I could go on, but I will make one final point. It is fairly well accepted among economists that rapid growth is easier for countries that are further behind technologically than the leaders, but as these countries advance the speed of the catch-up declines. This will probably happen to China too.
When will China overtake the US?
So where does that leave us? It is hard to say. These projections are necessarily imprecise and the mathematician in me insists that false precision is a great as sin as bad math, so I don’t want to refine the numbers too much. In the end I have no idea what a reasonable projected growth rate for China is for the next few decades, but I am very certain that 10% is implausible – almost impossible. I would suggest that anywhere between 5-7% is far more likely, and even lower numbers are not implausible. As you can see if you have been following the math, I am actually marking down my projection by a lot less than my arguments above would indicate because, like anyone else, it is not easy for me to want to vary too widely from the consensus. You can just write it off to my cowardice and inability to trust my own arguments.
At any rate if I reprogram these new set of numbers into my calculator, I show the following:
1. If we assume that the US grows at 2% a year forever, and that China grows at either 5% or 7% forever, in the first case China will be two-thirds the size of the US by the year 2050 and in the second it will be one-and-a-half times the size of the US by 2050.
2. If we assume the US grows by 2.5% forever, in the first case China will be little more than half the size of the US by 2050 and in the second case it will be 40% bigger.
3. If we assume the US grows by 3% forever, in the first case China will be little less than half the size of the US by 2050 and in the second case it will be 10% bigger.
4. Even in the most favorable relative case for China, China will be less than half the size of the US in 20 years.

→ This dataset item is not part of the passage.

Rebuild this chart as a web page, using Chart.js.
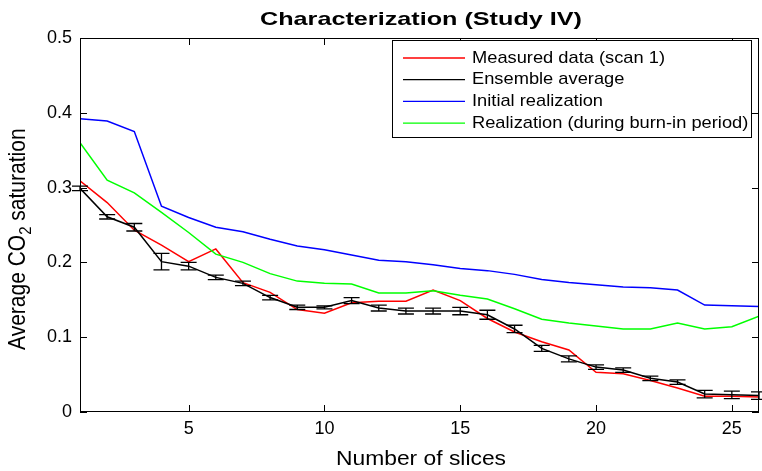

My guess is that this calculation distorts the likely outcome a little because whatever the average growth rate for China over the next forty years, it is likely to be higher in the first twenty than in the second (for many of the same reasons I downgraded the forecast). Still, it is in my opinion extremely unlikely that China will overtake the US in size within 20 years.
The world seems fervently to believe that China’s rise as the world’s largest economy is more or less a done deal even though it is hard to get the numbers necessary for such an outcome to work. China is clearly a large and growing economy, and there is little doubt in my mind that it will soon be the world’s second most important economy. There is even a possibility that it will be the world’s largest economy within our lifetimes, but that possibility is no certainty and, in my opinion, is not even highly likely. Perhaps paranoia just sells better.